Matt Kopac is running for Durham County Commissioner. It is a thankless position, part-time pay for full-time work, with frequent public critique, and an under-appreciated degree of difficulty.
Kopac already has a good job, Sustainable Business & Innovation Manager at Burt’s Bees. He has two young kids. His wife Sarah works. He is building a successful life and family here in Durham, North Carolina.
Durham’s dual government structure makes a County Commissioner’s job even more fraught with issues. The County Commissioners control the Sheriff’s office, but not the police. They run part, but not all, of the local public transit system. The City of Durham has an Equity and Inclusion Department, while Durham County has its own Minority and Women Business Enterprise Program. The list of parallel and duplicative programs runs on ad nauseam.
Why then would Matt Kopac run for a difficult, poorly paid, public office?
To understand Kopac’s choices, go back further in his life story. He is from Milwaukee, Wisconsin. He was shaped by the challenges of Milwaukee’s urban crises, the conversations that were not had, the breakthroughs that did not come. Milwaukee has a complicated history of urban tension, housing discrimination, and other forms of structural racism. Wisconsin is also at the center of progressivism in American history.
At seventeen, Kopac attended Badger Boys State, a seven day model government camp. He found a passion in understanding government operations.
Looking for an avenue for his progressivism and urge to do social justice work, Kopac served with the Peace Corps in Benin post-college.
After his time in the Peace Corps, Kopac lobbied in Washington, D.C. for affordable housing.
He considered attending law school and working on human rights or civil rights law.
But looking for a way to make a bigger structural impact, Kopac attended the Yale School of Management.
During his time in New Haven, Connecticut, (at Yale) Kopac worked to help those being steam-rolled by the foreclosure monolith.
But this altruism is not what I find most appealing about Kopac.
When judged from afar, many, many metrics measure Durham as incredibly successful; new jobs, skyrocketing property values, a thriving downtown with a renown restaurant scene.
Well-intentioned, but inconsistent local politicians have seen Durham’s murder rates rise to their highest levels in twenty years, while evictions spike, and the local housing authority faces disaster.
Durham needs more than grandstanding. It needs policy wonks.
Kopac wants to create tight, clear feedback loops for local government where those affected by local government and its decisions have say and hold sway.
He and his wife, Sarah, chose Durham intentionally as the place where they believed they could make the greatest difference.
Kopac’s credentials and experience before arriving in Durham point to just the kind of nerd we need. His grasp of the figures and salient issues was dynamic when we sat down earlier this month at Beyu Cafe.
Upon arriving in the Tar Heel state, he attended Durham Neighborhood College, a program he continues to recommend highly. He attended public meetings. He immersed himself in understanding Durham’s infrastructure.

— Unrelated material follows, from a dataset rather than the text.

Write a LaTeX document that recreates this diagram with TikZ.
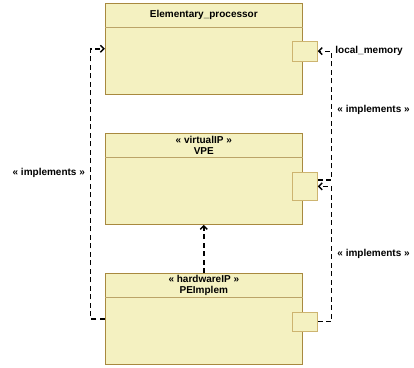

Kopac was one of the early partners of Bull City Forward, an organization tasked with “innovating for the greater good” and “enabling high-impact entrepreneurs to create sustained economic and social impact.”
The Kopacs’ kids attend Durham Public Schools.
The County controls Durham Public Schools budget.
Kopac believes local government can be the best level of government because it can be most responsive.
Kopac’s forward thinking, activist, social justice mindset led to him co-founding the Durham Living Wage Project. He also served as the Chairperson for the Durham Environmental Affairs Board.
At Beyu, he told me that a new Durham Comprehensive Plan is coming. Kopac wants to use that plan and the levers of County government to send a clear signal that “equity is a value” in government. Further, he emphasized that “equity” must then be translated into policy. Economic justice is one of Kopac’s core values.
Kopac told me he got his work ethic from his Dad, a former Green Beret, who worked third shift at Miller Brewing for much of his life. Young Matt learned his Dad wanted his children to have a sense of purpose, to make a difference, to fight for justice, and serve the public.
He met his wife Sarah met backpacking in South America after he had finished Peace Corps in Benin and she had finished serving as a rural health Peace Corps Volunteer in Paraguay.
Just as they have served before, they are choosing to serve now in Durham. Matt through his community work and now as a candidate for County Commission; Sarah as the nurse practitioner for the residents of TROSA after working for six years at Lincoln Community Health Center.
And I for one, believe, all the evidence suggests Matt Kopac will be an extremely competent and caring Durham County Commissioner.